Check your love bank accounts. Who has the biggest account with you? If you are single, the largest account holder would probably make a good spouse. If you are married, it better bet your spouse!

Tawn said...

thank you ladies, for your responses! I have had many, many emails/texts/fb messages about this post - so I'll be sure to follow up in a part2.

I completely agree with all three of you ... you all make valid points. And again, this wasn't "can married men and married women be friends" ... which, of course, most of us are.

But I think that it's important to not be naive about it - to listen to those who have had experiences with unfaithful friends or spouses ... there is a lot of wisdom in having large boundaries set up, than taking a chance with having your guard down.

again ... I'll come up with a part2 soon. Thanks again for taking the time to share your wisdom!

~ tawn

White Girl said...

I have to chime in here because I've had this conversation with my girlfriends here in the desert - a very conservative society where women and men don't just hang out the way that we do in the West.

When the girls hear the question, "Can you be just friends with a guy?" they translate it into romance. Can you be with a guy and not think romantic thoughts about him. The answer is: sure! Which is why there are so many girls that have guy friends and don't ever date any of them.

When guys hear the questions, "Can you be just friends with a woman?" they hear "Can you spend time with a woman and not ever think about getting into her pants?" The answer is: no, they can't. And look at the answers of the guy in the video! They were all like, Um... no!

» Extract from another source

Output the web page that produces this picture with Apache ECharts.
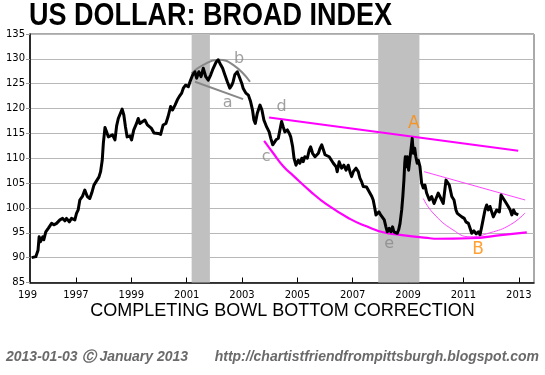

Because of the physical attraction - I think someone even said that in the video.

Now, you brought up the topic of marriage, and how that turns you asexual. I have to disagree. I picked up on something really interesting in the interviewers questions to a couple of guys, "If you let him..." or "If she let you..." would you hook up? It's up to the woman, but if she LET the guy, yes, he'd hook up. Because deep down, men are men. I know I sound really simplistic and backward, but if a man really let himself go without the worries of society acceptability, spiritual repercussions, being a moral upstanding man and was faced with a woman who would LET him - yes. Yes he would.

Ladies, if the guys are honest, they will tell you that the thought of getting into your pants has crossed their minds. Maybe just fleeting. Maybe they captured it. But it was there, at some point. So no. I don't think men and women can be just friends.

Let me leave you with one last illustration: a friend of mine was going through a divorce. I wouldn't have ever thought of anything between us - thought we were just friends. It wasn't until he commented on a picture of me that I posted on Facebook, as well as mentioning that he saw someone who looked JUST LIKE ME and had a "very fine behind" that I began to think that... ew... boys and girls can't be friends. Makes me want to wear the covering everywhere. Men may not stare in the West like they do over here, but they are still having thoughts, they are just better at hiding it.

I say, as women, we should listen to the guys when they say, "No. Men and women can't just be friends" because they know exactly what it's like to be inside a guy's unfiltered mind.